Dr. Dayan received his medical education and completed his residency at the Universidad de la Republica in Uruguay. He continued his education with a PhD in cardiac restoration using mesenchymal stomal cells at the same university, moved on to complete his postdoctoral studies at the University of Toronto in Canada, and has spent three months at Mayo Clinic as part of an AATS fellowship. Now, in addition to his work as a cardiac surgeon in his home country, he is a professor of cardiac surgery at his alma mater, the Universidad de la Republica.
CTSNet spoke with Dr. Dayan about his fascinating career, the future of cardiac surgery, and what his profession means to him. Read on for the full interview, which has been edited for length and clarity.
CTSNet: What do you think is the biggest challenge facing cardiac surgery right now?

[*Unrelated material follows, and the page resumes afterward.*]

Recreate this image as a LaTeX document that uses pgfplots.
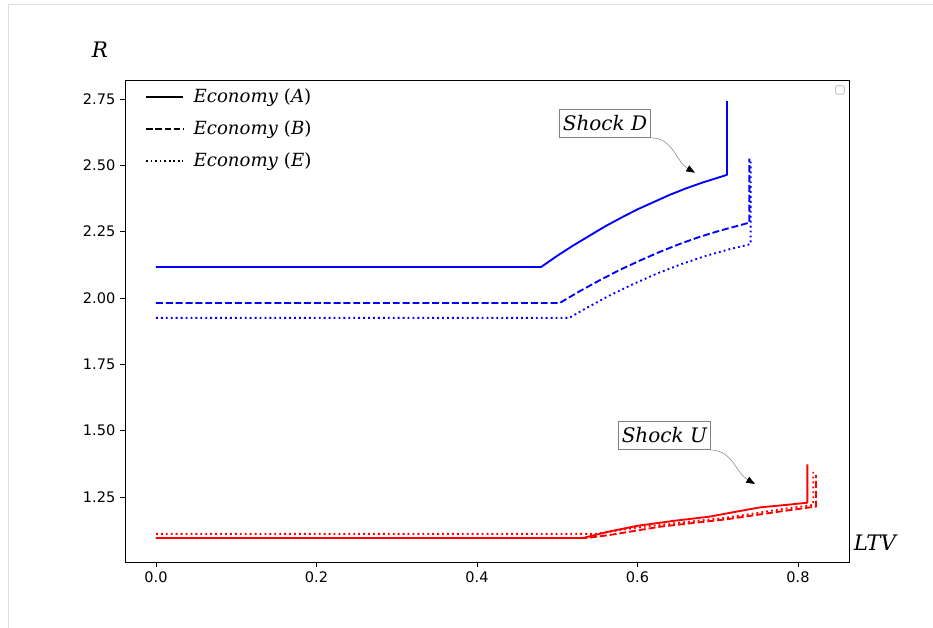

Dr. Dayan: The main challenge affecting the future of cardiac surgery is the capacity of current and prospective residents to get involved in percutaneous technique. Residence programs need to change in response to a current reality. We need to aim for a hybrid surgeon who is capable of working side-by-side with our interventional colleagues, and not as competitors. As soon as competition is diluted, patients’ best interests prevail.
CTSNet: If you had a magic wand to create the next innovation in CT surgery, what would it be?
Dr. Dayan: My answer is probably not as expected. I believe surgical innovation has progressed enormously in creating easier surgical procedures and shortening their duration. Nonetheless, our main Achilles’ heel is the deleterious effect of extracorporeal circulation. I personally believe that much research needs to be put into minimizing the effect of extracorporeal circulation. This may be the next big accomplishment in improving operative mortality and morbidity.
CTSNet: Technical skill is obviously important for surgeons, but can you address the importance of leadership skills and the capacity to foster the surgical team’s success?
Dr. Dayan: Cardiac surgeries, in contrast to other surgical procedures, are not procedures that one person can take responsibility for. You can take the best mitral valve repair surgeon to a dysfunctional center and his results will not be good. There is an interesting case discussed in the Surgical Leadership Program at Harvard that highlights exactly this aspect: you may have the best rowers on a team, but if the team does not work together, you get beaten by rowers who are not as talented but have excellent teamwork.
CTSNet: What is your favorite procedure? Why is it your favorite?
Dr. Dayan: Mitral valve repair. It is a procedure in which craftmanship is at its highest demand. After several years in cardiac surgery, you notice that most procedures can be performed on autopilot. That is generally how with aortic valve replacement and CABG end up. However, it is not the case with mitral valve repair.